In 2016, the MIT AgeLab, in cooperation with the New England Motoring Press Association, conducted a study to determine public attitudes about autonomous car technology. It found that younger drivers were more accepting of the idea that cars could drive themselves without human input than were older drivers. The more mature people who took the survey liked the idea of active safety systems that help keep a car within its proper travel lane, issue side collision warnings, adapt to the speed of other cars on the highway, or brake automatically in an emergency.
This year, in advance of NEMPA’s seventh annual technology conference, the AgeLab repeated its survey. The results showed that over the past year, trust in autonomous car technology has eroded. Most surprisingly, the largest decrease occurred among younger drivers. In 2016, 26% of respondents aged 16-24 reported they were comfortable with full autonomy. This year, that number dropped to 14%. Among those 25-34 years old, 40% were comfortable with full autonomy in 2016. For 2017, that number plunged to only 20%.
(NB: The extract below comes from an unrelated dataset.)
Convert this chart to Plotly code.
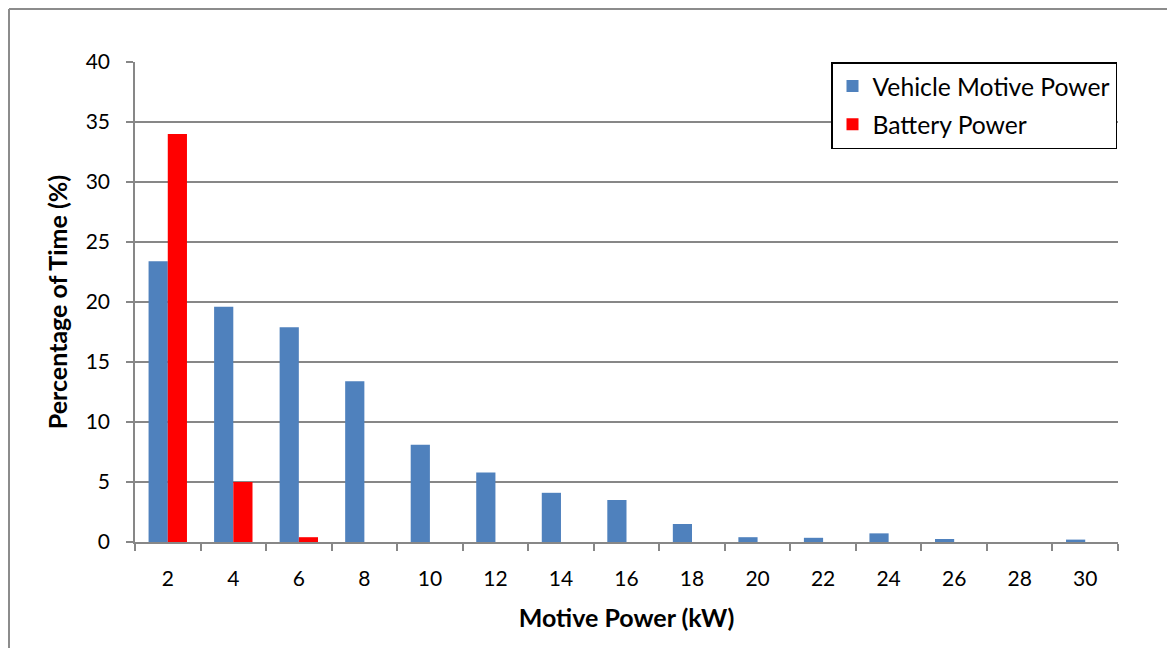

Professor Bryan Reimer is an associate director of The New England University Transportation Center at MIT, an organization is whose mission, according to its website, is to “understand, manage, and creatively exploit the strategic implications of disruptive change on the future of the transportation system.” He is also the head of the MIT AgeLab that conducted the 2016 and 2017 surveys. He told the NEMPA conference the change in consumer attitudes is a danger signal for an industry that is spending billions to rush autonomous driving systems into production. The issue, said Reimer, is a lack of trust.
Part of that is a reflection of technology issues everyone experiences on a daily basis. All of us are familiar with cell phones that suddenly lose their signal, internet sites that crash, or stories in the press about hackers who have stolen millions of identities from online retailers. Certainly hacking and trouble with internet security played a significant role in the last US election. Another part of the lack of trust is the innate understanding that building systems that can perform perfectly in Boston traffic in the middle of a blizzard is an extremely difficult challenge.
Even though 42,000 Americans died in highway accidents in 2016, the press focused on two fatalities that took the lives of drivers who were driving Teslas in Autopilot mode — one in Florida and one in China. Professor Reimer told the NEMPA conference, “I could write a 50 page dissertation on why Tesla Autopilot should be banned and another 50 page dissertation on why it shouldn’t.”
Another issue the MIT survey revealed is that people are confused about how autonomous systems work. In general, drivers learn about the systems through trial and error more than any other way. Reading the owner’s manual is a close second. Dealers come in a distant third and are the subject of much criticism. When the MIT team, headed by Hillary Abraham, one of the co-authors of this year’s study, went to various dealerships and asked questions about autonomous driving technology, she and her colleagues found the sales staff was often just as confused as the customers.
Abraham falls into the “younger people” category. When I asked her if she would feel comfortable getting in a self driving car with no pedals and no steering wheel to take her to the airport, she demurred and her body language suggested the idea was not very appealing to her. When I changed the question to ask if she would trust an app that could summon a self driving car, her body language became much more receptive. She told me she would trust the app more than the car itself.
Reimer said the decline in trust of autonomous car technology by younger people should worry automakers. It’s all well and good to develop advanced systems, but if people don’t trust them, they won’t spend their hard earned dollars to buy cars that have them. In fact, in this year’s survey, when people were asked how much they would spend for cars with such miraculous technology, 49% said they would never buy an autonomous car at any price. There were many reasons for that and the most common ones are summarized in the graph below.
Any good sales person will tell you that people usually won’t buy a new product so long as they have questions about it. The chart above shows people have lots of questions about autonomous car technology. Manufacturers would do well to take Reirmer’s data to heart and figure out how to answer those questions if they want autonomous cars to do more than gather dust out behind showrooms.
Customer confusion about new technology is not limited to autonomous driving systems. Surveys show that people are just as confused about the differences between hybrid, plug-in hybrid, and electric cars. Chrysler is so afraid of raising the issue that is refuses to to tell people its new Pacifica Hybrid minivan is a plug-in hybrid vehicle. Questions about charging procedures and how to find charging stations abound. In general, many dealers are doing a poor job of educating people. In fact, sales representatives often give conflicting or inaccurate information when asked.
Readers of Gas2 have left comments about dealers trying to switch them from an electric or plug-in car to a conventional car, actually bad mouthing the newer technology in the process. One Chevrolet dealer didn’t know his Chevy Volt cars needed to charged and got into an argument with a customer who asked why the car he was test driving didn’t have a full battery charge.
Mark Fields, the former CEO of Ford Motor Company, famously told the press earlier this year that “nobody wants to buy electric cars.” Fields was fired this week and will be replaced by the former head of Steelcase, an office furniture manufacturer. Hopefully the new guy will know enough about sales to focus on educating potential buyers instead of making fun of them.